The following patch (applied to blead as #21875) should fix it for now.
Regards,
Adi
--- /arc/bleadperl/sv.c Mon Dec 8 06:51:20 2003
+++ ./sv.c Thu Dec 11 18:00:47 2003
@@ -5735,10 +5735,8 @@ S_utf8_mg_pos_init(pTHX_ SV *sv, MAGIC *
bool found = FALSE;
if (SvMAGICAL(sv) && !SvREADONLY(sv)) {
- if (!*mgp) {
- sv_magic(sv, 0, PERL_MAGIC_utf8, 0, 0);
- *mgp = mg_find(sv, PERL_MAGIC_utf8);
- }
+ if (!*mgp)
+ *mgp = sv_magicext(sv, 0, PERL_MAGIC_utf8, &PL_vtbl_utf8, 0, 0);
assert(*mgp);
if ((*mgp)->mg_ptr)
@@ -5831,6 +5829,12 @@ S_utf8_mg_pos(pTHX_ SV *sv, MAGIC **mgp,
/* Update the cache. */
(*cachep)[i] = (STRLEN)uoff;
(*cachep)[i+1] = p - start;
+
+ /* Drop the stale "length" cache */
+ if (i == 0) {
+ (*cachep)[2] = 0;
+ (*cachep)[3] = 0;
+ }
found = TRUE;
}
--- /arc/bleadperl/t/op/substr.t Mon Aug 4 02:43:17 2003
+++ ./t/op/substr.t Thu Dec 11 17:40:35 2003
@@ -1,6 +1,6 @@
#!./perl
-print "1..176\n";
+print "1..177\n";
#P = start of string Q = start of substr R = end of substr S = end of string
@@ -601,4 +601,11 @@ ok 174, $x eq "\x{100}\x{200}\xFFb";
}
my $x = my $y = 'AB'; ss $x; ss $y;
ok 176, $x eq $y;
+}
+
+# [perl #24605]
+{
+ my $x = "0123456789\x{500}";
+ my $y = substr $x, 4;
+ ok 177, substr($x, 7, 1) eq "7";
}
Thanks.
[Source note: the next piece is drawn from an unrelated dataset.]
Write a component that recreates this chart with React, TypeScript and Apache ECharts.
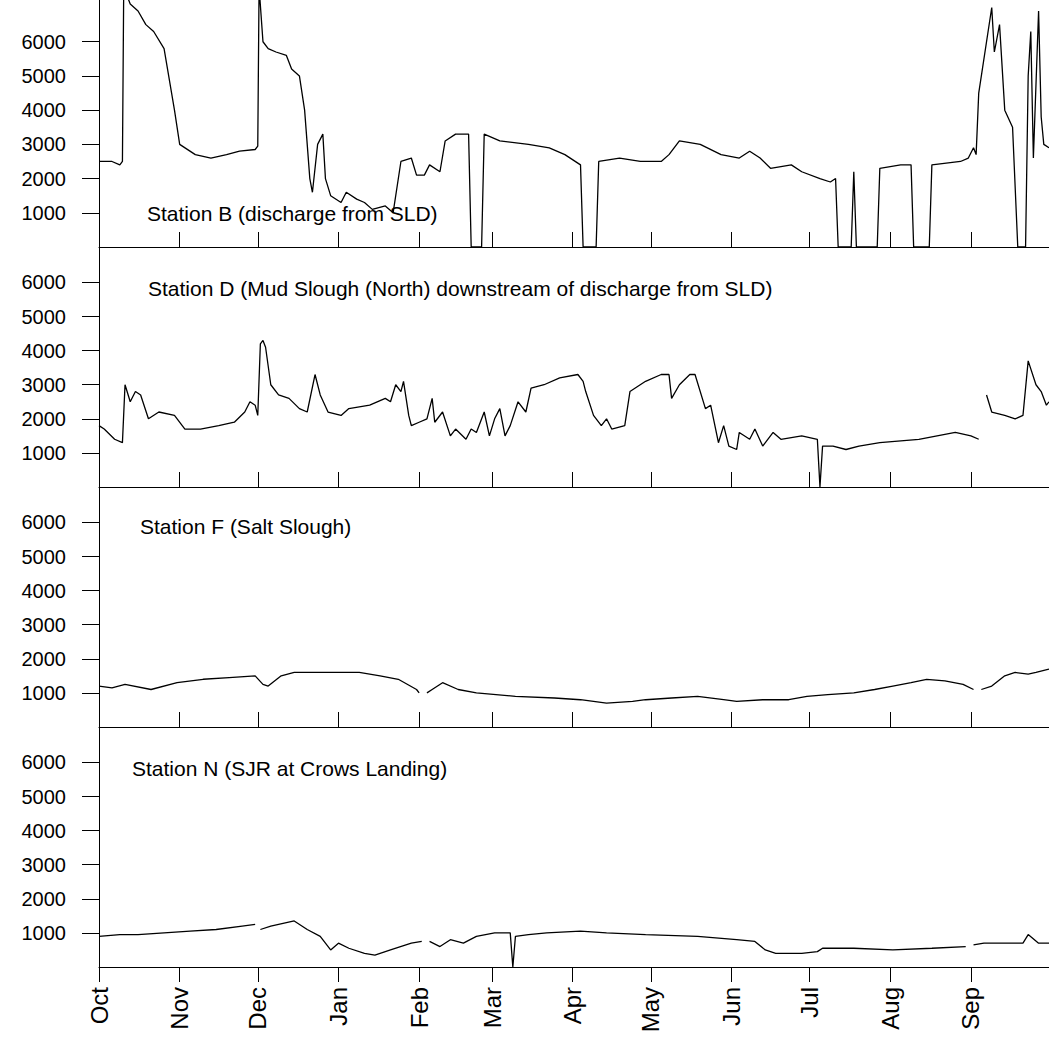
import { useEffect, useRef } from "react";
import * as echarts from "echarts";

// day of water year (0 = Oct 1), value; null = gap
const monthLabels = ["Oct", "Nov", "Dec", "Jan", "Feb", "Mar", "Apr", "May", "Jun", "Jul", "Aug", "Sep"];
const monthStarts = [0, 31, 61, 92, 123, 151, 182, 212, 243, 273, 304, 335];
const yTicks = [1000, 2000, 3000, 4000, 5000, 6000];
const stationTitles = [
  "Station B (discharge from SLD)",
  "Station D (Mud Slough (North) downstream of discharge from SLD)",
  "Station F (Salt Slough)",
  "Station N (SJR at Crows Landing)",
];

const stationB: [number, number | null][] = [
  [0, 2500], [5, 2500], [8, 2400], [9, 2500], [9.5, 7600], [12, 7100], [15, 6900], [18, 6500], [21, 6300],
  [25, 5800], [29, 4000], [31, 3000], [37, 2700], [43, 2600], [49, 2700], [54, 2800], [60, 2850], [61, 2950],
  [61.5, 7600], [63, 6000], [65, 5800], [68, 5700], [72, 5600], [74, 5200], [77, 5000], [79, 4000], [81, 2000],
  [82, 1600], [84, 3000], [86, 3300], [87, 2000], [89, 1500], [93, 1300], [95, 1600], [99, 1400], [102, 1300],
  [105, 1100], [110, 1200], [113, 1000], [116, 2500], [120, 2600], [122, 2100], [125, 2100], [127, 2400],
  [131, 2200], [133, 3100], [137, 3300], [142, 3300], [143, 0], [147, 0], [148, 3300], [154, 3100],
  [165, 3000], [173, 2900], [179, 2700], [185, 2400], [186, 0], [191, 0], [192, 2500], [200, 2600],
  [208, 2500], [216, 2500], [219, 2700], [223, 3100], [231, 3000], [239, 2700], [246, 2600], [250, 2800],
  [254, 2600], [258, 2300], [266, 2400], [270, 2200], [277, 2000], [281, 1900], [283, 2000], [284, 0],
  [289, 0], [290, 2200], [291, 0], [299, 0], [300, 2300], [308, 2400], [312, 2400], [313, 0], [319, 0],
  [320, 2400], [331, 2500], [334, 2600], [336, 2900], [337, 2700], [338, 4500], [343, 7000], [344, 5700],
  [346, 6500], [348, 4000], [351, 3500], [353, 0], [356, 0], [357, 5000], [358, 6300], [359, 2600],
  [361, 6900], [362, 3800], [363, 3000], [365, 2900],
];

const stationD: [number, number | null][] = [
  [0, 1800], [2, 1700], [6, 1400], [9, 1300], [10, 3000], [12, 2500], [14, 2800], [16, 2700], [19, 2000],
  [23, 2200], [29, 2100], [33, 1700], [39, 1700], [46, 1800], [52, 1900], [56, 2200], [58, 2500], [60, 2400],
  [61, 2100], [62, 4200], [63, 4300], [64, 4100], [66, 3000], [69, 2700], [73, 2600], [77, 2300], [80, 2200],
  [83, 3300], [85, 2700], [88, 2200], [93, 2100], [96, 2300], [104, 2400], [110, 2600], [112, 2500],
  [114, 3000], [116, 2800], [117, 3100], [119, 2100], [120, 1800], [123, 1900], [126, 2000], [128, 2600],
  [129, 1900], [132, 2200], [135, 1500], [137, 1700], [141, 1400], [143, 1700], [145, 1600], [148, 2200],
  [150, 1500], [152, 2000], [154, 2300], [156, 1500], [158, 1800], [161, 2500], [164, 2200], [166, 2900],
  [171, 3000], [177, 3200], [184, 3300], [186, 3100], [187, 2800], [190, 2100], [193, 1800], [195, 2000],
  [197, 1700], [202, 1800], [204, 2800], [210, 3100], [216, 3300], [219, 3300], [220, 2600], [223, 3000],
  [227, 3300], [229, 3300], [233, 2300], [235, 2400], [238, 1300], [240, 1800], [242, 1200], [245, 1100],
  [246, 1600], [250, 1400], [252, 1700], [255, 1200], [259, 1600], [262, 1400], [270, 1500], [276, 1400],
  [277, 0], [278, 1200], [282, 1200], [287, 1100], [292, 1200], [300, 1300], [315, 1400], [329, 1600],
  [335, 1500], [338, 1400], [339, null], [341, 2700], [343, 2200], [348, 2100], [352, 2000], [355, 2100],
  [357, 3700], [360, 3000], [362, 2800], [364, 2400], [365, 2500],
];

const stationF: [number, number | null][] = [
  [0, 1200], [5, 1150], [10, 1250], [20, 1100], [30, 1300], [40, 1400], [50, 1450], [60, 1500], [63, 1250],
  [65, 1200], [70, 1500], [75, 1600], [85, 1600], [100, 1600], [108, 1500], [115, 1400], [122, 1100],
  [123, 1000], [124, null], [126, 1000], [128, 1100], [132, 1300], [138, 1100], [145, 1000], [160, 900],
  [175, 850], [185, 800], [195, 700], [205, 750], [210, 800], [220, 850], [230, 900], [240, 800], [245, 750],
  [255, 800], [265, 800], [272, 900], [280, 950], [290, 1000], [298, 1100], [305, 1200], [312, 1300],
  [318, 1400], [325, 1350], [332, 1250], [336, 1100], [337, null], [339, 1100], [343, 1200], [348, 1500],
  [352, 1600], [357, 1550], [360, 1600], [365, 1700],
];

const stationN: [number, number | null][] = [
  [0, 900], [8, 950], [15, 950], [25, 1000], [35, 1050], [45, 1100], [55, 1200], [60, 1250], [61, null],
  [62, 1100], [66, 1200], [75, 1350], [80, 1100], [85, 900], [89, 500], [92, 700], [96, 550], [102, 400],
  [106, 350], [112, 500], [120, 700], [124, 750], [125, null], [127, 750], [131, 600], [135, 800], [140, 700],
  [145, 900], [152, 1000], [158, 1000], [159, 0], [160, 900], [165, 950], [172, 1000], [185, 1050],
  [195, 1000], [210, 950], [230, 900], [245, 800], [252, 750], [256, 500], [260, 400], [270, 400], [276, 450],
  [278, 550], [290, 550], [305, 500], [320, 550], [333, 600], [334, null], [336, 650], [340, 700], [355, 700],
  [357, 950], [361, 700], [365, 700],
];

const allStations = [stationB, stationD, stationF, stationN];
const panelTops = [0, 246, 487, 727];
const panelHeights = [247, 241, 240, 240];
const panelMax = [7220, 7070, 7040, 7040];
const titlePos = [[147, 213], [148, 288], [140, 526], [132, 768]];

const FONT = "Liberation Sans, Arial, sans-serif";

export default function App() {
  const ref = useRef<HTMLDivElement>(null);

  useEffect(() => {
    if (!ref.current) return;
    const chart = echarts.init(ref.current, undefined, { renderer: "svg" });
    const grids = panelTops.map((t, i) => ({ left: 99, right: 0, top: t, height: panelHeights[i] }));
    const xAxes = panelTops.map((_, i) => ({
      type: "value" as const,
      gridIndex: i,
      min: 0,
      max: 365,
      axisLine: { show: true, lineStyle: { color: "#000", width: 1 } },
      axisTick: {
        show: true,
        inside: i < 3,
        length: 15,
        customValues: monthStarts,
        lineStyle: { color: "#000" },
      },
      axisLabel: {
        show: i === 3,
        customValues: monthStarts,
        rotate: 90,
        fontSize: 24,
        color: "#000",
        fontFamily: FONT,
        margin: 20,
        formatter: (v: number) => monthLabels[monthStarts.indexOf(v)] ?? "",
      },
      splitLine: { show: false },
    }));
    const yAxes = panelTops.map((_, i) => ({
      type: "value" as const,
      gridIndex: i,
      min: 0,
      max: panelMax[i],
      axisLine: { show: true, lineStyle: { color: "#000" } },
      axisTick: { show: true, length: 17, customValues: yTicks, lineStyle: { color: "#000" } },
      axisLabel: {
        customValues: yTicks,
        fontSize: 20,
        color: "#000",
        fontFamily: FONT,
        margin: 33,
        formatter: (v: number) => String(v),
      },
      splitLine: { show: false },
    }));
    chart.setOption({
      animation: false,
      backgroundColor: "#fff",
      grid: grids,
      xAxis: xAxes,
      yAxis: yAxes,
      graphic: stationTitles.map((t, i) => ({
        type: "text",
        x: titlePos[i][0],
        y: titlePos[i][1],
        style: { text: t, fontSize: 21, fontFamily: FONT, fill: "#000", textVerticalAlign: "middle" },
      })),
      series: allStations.map((d, i) => ({
        type: "line",
        xAxisIndex: i,
        yAxisIndex: i,
        data: d.map(([x, y]) => [x, y === null ? "-" : y]),
        showSymbol: false,
        connectNulls: false,
        lineStyle: { color: "#000", width: 1.3 },
        clip: true,
      })),
    });
    return () => chart.dispose();
  }, []);

  return (
    <div
      ref={ref}
      style={{ position: "absolute", left: 0, top: 0, width: 1049, height: 1061, background: "#fff" }}
    />
  );
}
I'm glad I didn't end up being the one hunting for this.
"for now" - what are you thinking comes later?
> @@ -5831,6 +5829,12 @@ S_utf8_mg_pos(pTHX_ SV *sv, MAGIC **mgp,
> /* Update the cache. */
> (*cachep)[i] = (STRLEN)uoff;
> (*cachep)[i+1] = p - start;
> +
> + /* Drop the stale "length" cache */
> + if (i == 0) {
> + (*cachep)[2] = 0;
> + (*cachep)[3] = 0;
> + }
Shouldn't there be a whole class of bugs fixed by this?
Basically anything calling S_utf8_mg_pos with i = 2 after a previous substr
Looking at S_utf8_mg_pos I can't see that the line
STRLEN ulen = sv_len_utf8(sv);
is optimally efficient, given that it will do a linear walk through of the
byte string to find the end, only for the next part of S_utf8_mg_pos
to walk linearly to find what the original request was looking for.
Nicholas Clark
Somehow I can't grasp the magnitude of this... Do you say that during
a year one could use substr() on any piece of data coming from file
input only once? And in presence of certain sequences of 8-bit chars
in input the second substr() will always return junk?
And that the error of this frequency was not detected until this report?
I can't believe my eyes...
Ilya
Strictly no, as this problem is a bug in the UTF8 offset caching code,
and that was released in 5.8.1 this September.
Not sure when RedHat and other distributions started shipping perl "5.8.0"
with some of 5.8.1's features ported into it.
The data also has to be utf8, not 8 bit.
(or at least internally utf8 encoded)
> And that the error of this frequency was not detected until this report?
It's not that frequent. Else it would have been detected.
The problems with corruption of $1 etc when the first regexp run caused
the regexp Engine's internal utf8 loading code occurred far more frequently,
and were reported several times.
I infer that *They* weren't detected because the bug only happened on the
first regexp, and all the regression tests run in order in 1 perl
interpreter, and tend to have utf8 tests later rather than at the start.
Nicholas Clark
That's the itch - it has to be UTF-8 flagged, not encoded.
Perl doesn't check if it's valid UTF-8. substr(), index(), etc will
happily work on bogus 8 bit data thinking it's UTF-8.
Regards,
Adi
I'm sorry, I meant "on RH9, thus during a year", not just "during a year".
> The data also has to be utf8, not 8 bit.
> (or at least internally utf8 encoded)
IIUC, on RH9 all the data is utf8 by default...
Yours,
Ilya